J’ai l’impression que la quête, en ce qu’elle parle de recherche, est plus noble. Souvent imprégnée d’une certaine naïveté, le sujet séduit l’autre d’une façon plus ou moins inconsciente, attirée par un je-ne-sais-quoi qu’il n’a pas encore identifié et qui le conduira sans doute à trouver éventuellement le pourquoi de son choix.
Tandis que la conquête a quelque chose de plus belliqueux, un désir de posséder qui appelle des sentiments de pouvoir, de gain, de fierté. Il faut se préparer pour la conquête, c’est une mise en scène consciente, une chasse où le sujet use de tous ses charmes pour attirer la proie! C’est là que la séduction a un dessein beaucoup moins noble, puisque très égocentrique. Nous ne sommes plus dans la conduite vers soi, mais plutôt dans la conduite vers sa propre perte, car que reste-t-il une fois l’objet de son désir conquis ?
J’ai toujours adoré les contes, récits empreints de merveilleux, regorgeant de personnages colorés vivant des aventures rocambolesques dans des univers côtoyant la réalité et le rêve. C’est en replongeant dans : « Les mille et une nuits » que je me suis fais quelques réflexions en lien avec la quête et par le fait même, la conquête.

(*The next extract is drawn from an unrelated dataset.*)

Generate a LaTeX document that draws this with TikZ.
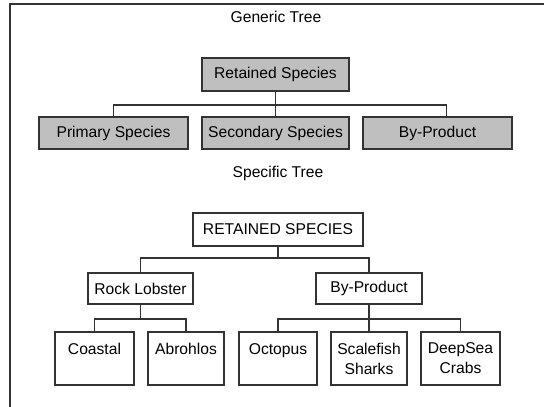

Au gré de mes lectures, j’ai remarqué que les princesses de contes de fées n’ont souvent pas de quête. Elles sont plutôt victimes du désir des autres, de leur conquête. La Belle au bois dormant est victime de la vieille fée qui, déçue de n’avoir été invitée à son baptême, se présente à la dernière minute pour exprimer sa vengeance. Sa conquête à elle, c’est le pouvoir de tenir entre ses mains le destin d’un royaume.
Blanche-Neige est victime de sa belle-mère, qui, jalouse de n’être pas la plus belle, veut la faire disparaître définitivement. Elle goûtera pour un instant à un semblant de quête, errant dans la nature, rencontrant les sept nains avec qui elle vivra une certaine liberté d’être qu’elle ne connaissait point. Mais elle sera de nouveau piégée par cette belle-mère, qui ne cessera de lutter pour obtenir ce qu’elle veut. Ici encore, un scénario de conquête pour une place au premier rang.
Que dire de Cendrillon, victime d’une belle-mère qui veut garder pour elle et ses filles toutes les richesses de son défunt mari afin de s’élever dans les castes de la société et pour briller auprès des autres. Des princesses sans quête versus des femmes à la conquête d’un certain pouvoir.
« Beaucoup de femmes se sont affirmées grâce à la séduction. Quand nous séduisons quelqu’un, quand l’autre nous aime, nous acquérons un immense pouvoir sur lui. Et certaines femmes aiment ce pouvoir. Elles aiment se sentir aimées, adorées. Elle aiment dominer. » Je t’aime, Francesco Alberoni
Les contes arabes ou philosophiques sont bien différents dans ce sens. Ils regorgent plutôt de personnages qui sont en quête d’aventures, s’engageant sur une route où ils doivent être alertes aux moindres détails, où l’instinct et surtout leur intuition, seront leurs meilleurs alliés. Oui, ils croiseront des gens qui tenteront de les faire bifurquer, parfois ils seront séduits, les suivront, feront un bout de chemin et apprendront de ces derniers. À d’autres moments, ils auront besoin de certaines personnes pour pouvoir se rendre où ils veulent et à leur tour, ils séduiront peut-être pour conquérir. Mais c’est vraiment lorsqu’ils sont à l’écoute de leur voix intérieure que tout se joue et qu’ils trouvent la vérité, l’objet réel de leur quête, eux-mêmes.